To understand God’s law is to understand God himself, for they are a reflection of his nature, values, and character. The Bible says that these are the things to which Christians are presently being conformed! Psalm 111:2 says, “Great are the works of the LORD, they are studied by all who delight in them.” And so we are going to study them!
Also, Proverbs 25:11 speaks of “apples of gold in settings of silver.” A silver setting is meant to accentuate and showcase what is gold. Likewise, one could say that the silver of the old covenant is designed to highlight the “gold” of the new covenant. Like those two precious metals, both are glorious, but the latter is more glorious.

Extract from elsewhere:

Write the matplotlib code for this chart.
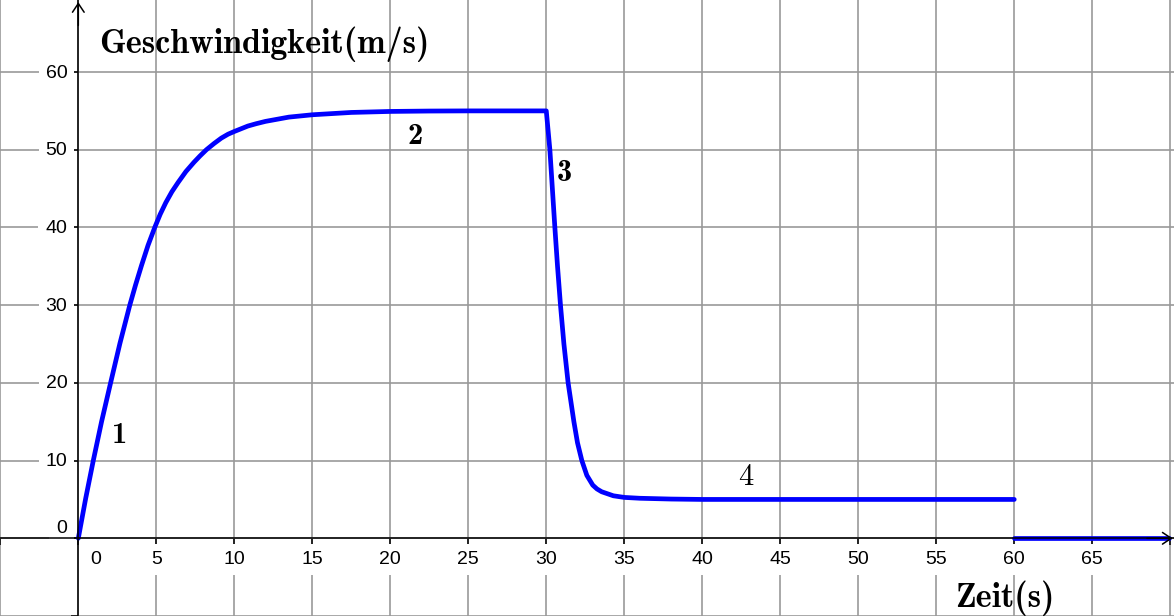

Hardly a Sunday morning goes by that we don’t reference one or more of God’s laws. God is a moral Being, and his laws are what differentiate good from evil, and what is loving from that which is not loving. So whenever someone claims that, “You can’t legislate morality,” they are grossly mistaken regarding the very nature of law itself. All laws are inherently moral in nature, because they are inextricably bound to moral values. For example, why do we have speed limit laws? Because we deem human life to be valuable and worth protecting.
All of God’s laws are loving, and given for our well-being. Unfortunately, the Law of Moses often gets a bad rap when it is erroneously contrasted with God’s grace. Grace is not the antithesis of law, because both grace and law call for obedience. The contrast that the Bible speaks of, is between obedience that is from faith, versus obedience that is from works (or human, self-righteous effort). Or put more simply, we do not obey God’s laws to become righteous, but because we already are righteous.
Many people today are asking, “What is the role of God’s law in the life of the believer, and what is its role in society and in human government?” To answer those questions, we are going to take 24 weeks to examine both the history and substance of the old covenant, and then follow it up with a series on the new covenant as explained in the book of Galatians.
It’s going to be intensely practical, getting to the very heart of our struggles, identity, security, and freedom as Christians. And we’re going to get to know our God – the God of the Bible – better.
Romans 15:4 says, “For whatever was written in former days was written for our instruction, that through endurance and through the encouragement of the Scriptures we might have hope.” Pray that God will use this series to produce in us: endurance, encouragement, and hope!